UB-Mannheim / ocr-fileformat

Validate and transform various OCR file formats (hOCR, ALTO, PAGE, FineReader)
https://digi.bib.uni-mannheim.de/ocr-fileformat/
MIT License
176 stars 23 forks source link

Fix conversion from ALTO to PAGE and vice versa #106

Closed stweil closed 4 years ago

stweil commented 4 years ago
stweil commented 4 years ago

The prima-page-converter does not format the output file. Should we add post processing which formats it nicely? Otherwise the web interface only shows a single (very lengthy) line.

zuphilip commented 4 years ago

Yes, pretty print would be good :+1: Can we use Saxon for that? Would it maybe even make sense to have a CLI option for that in ocr-transform?

I tried some examples in the Web GUI and see an error for alto__page transformation with https://rawgit.com/kba/ocr-fileformat-samples/master/samples/alto/2.0/wetzel_reisebegleiter_1901_0021.alto as well as with http://chroniclingamerica.loc.gov/lccn/sn86069133/1910-10-31/ed-1/seq-1/ocr.xml . But the third example works fine. Are these upstream problems?

zuphilip commented 4 years ago

There seems to be a side effect in the abbyy2hocr transformation. In the Web GUI this transformation output nothing with the input https://digi.bib.uni-mannheim.de/~stweil/ocr-praxis/Testseiten/abbyy/417576986_0031.xml . However, this works in the docker run on the master branch. (Sorry for the the previous message which was unrelated to this issue.)

stweil commented 4 years ago

There seems to be a side effect in the abbyy2hocr transformation.

That's strange because ABBYY to hOCR does not use a transformer script (and this PR does not change anything else).

zuphilip commented 4 years ago

Okay, I did another test with this branch here and can confirm that abbyy2hocr works fine in my docker container. There seems to be a problem with the instance on digi.

stweil commented 4 years ago

Yes, pretty print would be good. Can we use Saxon for that? Would it maybe even make sense to have a CLI option for that in ocr-transform?

There are a lot of options how to implement pretty printing. I added a commit which uses Saxon, so the usual command line argument can be used to enable it (currently only implemented for output to STDOUT). The web interface now uses pretty printing for all PAGE related conversions by default.

zuphilip commented 4 years ago

Is this ready to merge? It looks good to me!

Do you agree that the problems with the alto files I described above are upstream problems?

stweil commented 4 years ago

There seems to be a side effect in the abbyy2hocr transformation. In the Web GUI this transformation output nothing with the input https://digi.bib.uni-mannheim.de/~stweil/ocr-praxis/Testseiten/abbyy/417576986_0031.xml .
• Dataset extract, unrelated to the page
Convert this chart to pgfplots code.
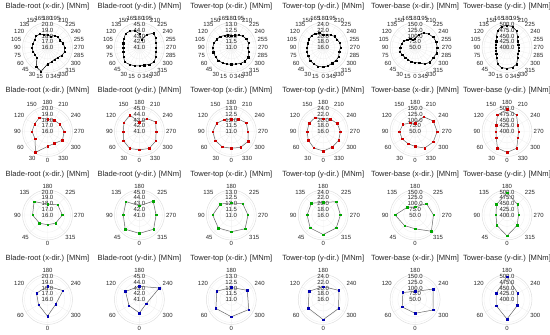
\documentclass[border=0pt]{standalone}
\usepackage{pgfplots}
\pgfplotsset{compat=1.18}
\usepgfplotslibrary{polar}
\usepackage{fontspec}
\setmainfont{Liberation Sans}
\pgfplotsset{
 base/.style={scale only axis, width=50bp, height=50bp, anchor=center, xmin=90, xmax=450, ymin=0,
   x filter/.expression={x<=180 ? 270-x : 630-x},
   ymajorgrids, xmajorgrids,
   major grid style={draw=gray!12, line width=0.4pt},
   axis line style={draw=gray!25, line width=0.5pt},
   tick style={draw=none},
   ticklabel style={font=\fontsize{6}{6}\selectfont, text=black!85},
   xticklabel style={inner sep=1.5bp},
   yticklabel style={anchor=center, inner sep=0pt},
   clip=false},
 r1/.style={xtick={90,105,...,435}, xticklabels={180,165,150,135,120,105,90,75,60,45,30,15,0,345,330,315,300,285,270,255,240,225,210,195}},
 r2/.style={xtick={90,120,...,420}, xticklabels={180,150,120,90,60,30,0,330,300,270,240,210}},
 r3/.style={xtick={90,135,...,405}, xticklabels={180,135,90,45,0,315,270,225}},
 r4/.style={xtick={90,150,...,390}, xticklabels={180,120,60,0,300,240}},
 c1/.style={y filter/.expression={y-16}, ymax=4.35, ytick={0,1,2,3,4}, yticklabels={16.0,17.0,18.0,19.0,20.0}},
 c2/.style={y filter/.expression={y-41}, ymax=4.35, ytick={0,1,2,3,4}, yticklabels={41.0,42.0,43.0,44.0,45.0}},
 c3/.style={y filter/.expression={y-11}, ymax=2.175, ytick={0,0.5,1,1.5,2}, yticklabels={11.0,11.5,12.0,12.5,13.0}},
 c4/.style={y filter/.expression={y-16}, ymax=8.7, ytick={0,2,4,6,8}, yticklabels={16.0,18.0,20.0,22.0,24.0}},
 c5/.style={y filter/.expression={y-50}, ymax=108.7, ytick={0,25,50,75,100}, yticklabels={50.0,75.0,100.0,125.0,150.0}},
 c6/.style={y filter/.expression={y-400}, ymax=108.7, ytick={0,25,50,75,100}, yticklabels={400.0,425.0,450.0,475.0,500.0}},
 l1/.style={black, line width=0.5pt, mark=square*, mark size=0.6pt},
 l2/.style={black!60, line width=0.5pt, mark=square*, mark size=0.75pt, mark options={draw=red!80!black, fill=red!80!black}},
 l3/.style={black!60, line width=0.5pt, mark=square*, mark size=0.75pt, mark options={draw=green!65!black, fill=green!65!black}},
 l4/.style={black!60, line width=0.5pt, mark=square*, mark size=0.75pt, mark options={draw=blue!70!black, fill=blue!70!black}},
}
\begin{document}
\begin{tikzpicture}[x=1bp,y=1bp]
\useasboundingbox (0,0) rectangle (550bp,335bp);
\tikzset{ttl/.style={font=\fontsize{7.6}{9}\selectfont, text=black!85}}
% titles
\foreach \yy in {328,244,160,76}{
\node[ttl] at (47.5bp,\yy bp) {Blade-root (x-dir.) [MNm]};
\node[ttl] at (139.4bp,\yy bp) {Blade-root (y-dir.) [MNm]};
\node[ttl] at (231.3bp,\yy bp) {Tower-top (x-dir.) [MNm]};
\node[ttl] at (323.2bp,\yy bp) {Tower-top (y-dir.) [MNm]};
\node[ttl] at (415.1bp,\yy bp) {Tower-base (x-dir.) [MNm]};
\node[ttl] at (507bp,\yy bp) {Tower-base (y-dir.) [MNm]};
}
% ---------- Row 1 (15 deg sectors) ----------
\begin{polaraxis}[base,r1,c1,at={(47.5bp,287.5bp)}]
\addplot[l1] coordinates {(0,18.9)(15,20.3)(30,19.9)(45,18.6)(60,18.5)(75,18.6)(90,18.7)(105,18.6)(120,18.6)(135,18.8)(150,18.7)(165,18.3)(180,18.2)(195,18.0)(210,18.4)(225,18.6)(240,18.5)(255,18.8)(270,19.0)(285,19.1)(300,18.8)(315,18.5)(330,18.4)(345,18.6)(360,18.9)};
\end{polaraxis}
\begin{polaraxis}[base,r1,c2,at={(139.4bp,287.5bp)}]
\addplot[l1] coordinates {(0,44.2)(15,44.3)(30,44.4)(45,44.6)(60,44.2)(75,43.9)(90,43.8)(105,43.9)(120,44.1)(135,44.4)(150,44.3)(165,44.0)(180,43.4)(195,42.4)(210,43.6)(225,44.5)(240,44.3)(255,44.0)(270,43.9)(285,44.0)(300,44.3)(315,44.6)(330,44.4)(345,44.2)(360,44.2)};
\end{polaraxis}
\begin{polaraxis}[base,r1,c3,at={(231.3bp,287.5bp)}]
\addplot[l1] coordinates {(0,12.45)(15,12.5)(30,12.55)(45,12.6)(60,12.6)(75,12.62)(90,12.62)(105,12.55)(120,12.45)(135,12.35)(150,12.2)(165,12.1)(180,12.05)(195,12.1)(210,12.25)(225,12.4)(240,12.5)(255,12.55)(270,12.45)(285,12.55)(300,12.7)(315,12.7)(330,12.6)(345,12.5)(360,12.45)};
\end{polaraxis}
\begin{polaraxis}[base,r1,c4,at={(323.2bp,287.5bp)}]
\addplot[l1] coordinates {(0,22.8)(15,22.8)(30,22.6)(45,22.4)(60,22.0)(75,21.8)(90,21.6)(105,21.6)(120,21.7)(135,21.8)(150,21.6)(165,21.2)(180,20.4)(195,20.6)(210,21.0)(225,21.5)(240,21.6)(255,22.0)(270,22.0)(285,21.8)(300,22.2)(315,22.4)(330,22.3)(345,22.6)(360,22.8)};
\end{polaraxis}
\begin{polaraxis}[base,r1,c5,at={(415.1bp,287.5bp)}]
\addplot[l1] coordinates {(0,115)(15,115)(30,111)(45,111)(60,115)(75,118)(90,115)(105,111)(120,107)(135,98)(150,93)(165,85)(180,89)(195,107)(210,124)(225,133)(240,141)(255,145)(270,146)(285,146)(300,141)(315,141)(330,133)(345,120)(360,115)};
\end{polaraxis}
\begin{polaraxis}[base,r1,c6,at={(507bp,287.5bp)}]
\addplot[l1] coordinates {(0,491)(15,491)(30,483)(45,463)(60,454)(75,449)(90,448)(105,450)(120,454)(135,465)(150,483)(165,494)(180,496)(195,494)(210,483)(225,465)(240,454)(255,451)(270,452)(285,452)(300,455)(315,465)(330,484)(345,490)(360,491)};
\end{polaraxis}
% ---------- Row 2 (30 deg sectors) ----------
\begin{polaraxis}[base,r2,c1,at={(47.5bp,203.5bp)}]
\addplot[l2] coordinates {(0,18.6)(30,20.2)(60,18.5)(90,18.7)(120,18.6)(150,18.8)(180,18.1)(210,18.3)(240,18.5)(270,18.9)(300,19.0)(330,18.4)(360,18.6)};
\end{polaraxis}
\begin{polaraxis}[base,r2,c2,at={(139.4bp,203.5bp)}]
\addplot[l2] coordinates {(0,44.2)(30,44.4)(60,44.2)(90,43.8)(120,44.1)(150,44.3)(180,42.6)(210,43.6)(240,44.3)(270,43.9)(300,44.3)(330,44.4)(360,44.2)};
\end{polaraxis}
\begin{polaraxis}[base,r2,c3,at={(231.3bp,203.5bp)}]
\addplot[l2] coordinates {(0,12.45)(30,12.55)(60,12.6)(90,12.62)(120,12.45)(150,12.2)(180,12.05)(210,12.25)(240,12.5)(270,12.45)(300,12.7)(330,12.6)(360,12.45)};
\end{polaraxis}
\begin{polaraxis}[base,r2,c4,at={(323.2bp,203.5bp)}]
\addplot[l2] coordinates {(0,22.8)(30,22.6)(60,22.0)(90,21.6)(120,21.7)(150,21.6)(180,20.4)(210,21.0)(240,21.6)(270,22.0)(300,22.2)(330,22.3)(360,22.8)};
\end{polaraxis}
\begin{polaraxis}[base,r2,c5,at={(415.1bp,203.5bp)}]
\addplot[l2] coordinates {(0,115)(30,111)(60,115)(90,118)(120,111)(150,93)(180,85)(210,124)(240,141)(270,146)(300,141)(330,133)(360,115)};
\end{polaraxis}
\begin{polaraxis}[base,r2,c6,at={(507bp,203.5bp)}]
\addplot[l2] coordinates {(0,491)(30,483)(60,454)(90,448)(120,454)(150,483)(180,496)(210,483)(240,454)(270,450)(300,455)(330,484)(360,491)};
\end{polaraxis}
% ---------- Row 3 (45 deg sectors) ----------
\begin{polaraxis}[base,r3,c1,at={(47.5bp,120bp)}]
\addplot[l3] coordinates {(0,17.7)(45,18.0)(90,18.6)(135,19.3)(180,17.9)(225,18.5)(270,18.6)(315,18.0)(360,17.7)};
\end{polaraxis}
\begin{polaraxis}[base,r3,c2,at={(139.4bp,120bp)}]
\addplot[l3] coordinates {(0,44.2)(45,44.5)(90,43.8)(135,44.3)(180,42.6)(225,44.4)(270,43.9)(315,44.5)(360,44.2)};
\end{polaraxis}
\begin{polaraxis}[base,r3,c3,at={(231.3bp,120bp)}]
\addplot[l3] coordinates {(0,12.45)(45,12.6)(90,12.62)(135,12.35)(180,12.05)(225,12.4)(270,12.45)(315,12.7)(360,12.45)};
\end{polaraxis}
\begin{polaraxis}[base,r3,c4,at={(323.2bp,120bp)}]
\addplot[l3] coordinates {(0,22.8)(45,22.4)(90,21.6)(135,21.8)(180,20.4)(225,22.5)(270,22.0)(315,22.4)(360,22.8)};
\end{polaraxis}
\begin{polaraxis}[base,r3,c5,at={(415.1bp,120bp)}]
\addplot[l3] coordinates {(0,110)(45,115)(90,137)(135,98)(180,85)(225,120)(270,130)(315,150)(360,110)};
\end{polaraxis}
\begin{polaraxis}[base,r3,c6,at={(507bp,120bp)}]
\addplot[l3] coordinates {(0,491)(45,463)(90,448)(135,465)(180,496)(225,465)(270,450)(315,463)(360,491)};
\end{polaraxis}
% ---------- Row 4 (60 deg sectors) ----------
\begin{polaraxis}[base,r4,c1,at={(47.5bp,35.5bp)}]
\addplot[l4] coordinates {(0,18.9)(60,17.8)(120,18.2)(180,18.3)(240,19.1)(300,17.65)(360,18.9)};
\end{polaraxis}
\begin{polaraxis}[base,r4,c2,at={(139.4bp,35.5bp)}]
\addplot[l4] coordinates {(0,43.35)(60,43.1)(120,43.8)(180,43.3)(240,45.0)(300,42.4)(360,43.35)};
\end{polaraxis}
\begin{polaraxis}[base,r4,c3,at={(231.3bp,35.5bp)}]
\addplot[l4] coordinates {(0,12.5)(60,12.55)(120,12.45)(180,12.05)(240,12.6)(300,12.75)(360,12.5)};
\end{polaraxis}
\begin{polaraxis}[base,r4,c4,at={(323.2bp,35.5bp)}]
\addplot[l4] coordinates {(0,23.0)(60,22.0)(120,21.7)(180,20.5)(240,22.3)(300,22.2)(360,23.0)};
\end{polaraxis}
\begin{polaraxis}[base,r4,c5,at={(415.1bp,35.5bp)}]
\addplot[l4] coordinates {(0,110)(60,115)(120,111)(180,85)(240,141)(300,141)(360,110)};
\end{polaraxis}
\begin{polaraxis}[base,r4,c6,at={(507bp,35.5bp)}]
\addplot[l4] coordinates {(0,485)(60,454)(120,454)(180,500)(240,454)(300,452)(360,485)};
\end{polaraxis}
\end{tikzpicture}
\end{document}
Commit https://github.com/OCR-D/format-converters/commit/5b9568fd2b6dbfe891ef81826b7fffea7d21d814 was missing in our installation (fixed now). I noticed that just running make all or make install does not update any of the existing cloned code from external git repositories. I think we should start using git submodules to get explicit dependencies.

stweil commented 4 years ago

I tried some examples in the Web GUI and see an error for alto__page transformation with https://rawgit.com/kba/ocr-fileformat-samples/master/samples/alto/2.0/wetzel_reisebegleiter_1901_0021.alto as well as with http://chroniclingamerica.loc.gov/lccn/sn86069133/1910-10-31/ed-1/seq-1/ocr.xml.

The first one throws a Java nullpointer exception, the second one looks like a vendor specific variant of ALTO. So both problems are not caused by the ocr-fileformat code.

zuphilip commented 4 years ago

The first one throws a Java nullpointer exception, the second one looks like a vendor specific variant of ALTO. So both problems are not caused by the ocr-fileformat code.

Okay, we should report them upstream such that they will hopefully been fixed there in the future.

Moreover, I created an issue about a better update mechanism.

So, let me ask again: Is this ready to merge? It looks good to me! :+1:

zuphilip commented 4 years ago

Thank you @stweil for all the work on this! :bowing_man: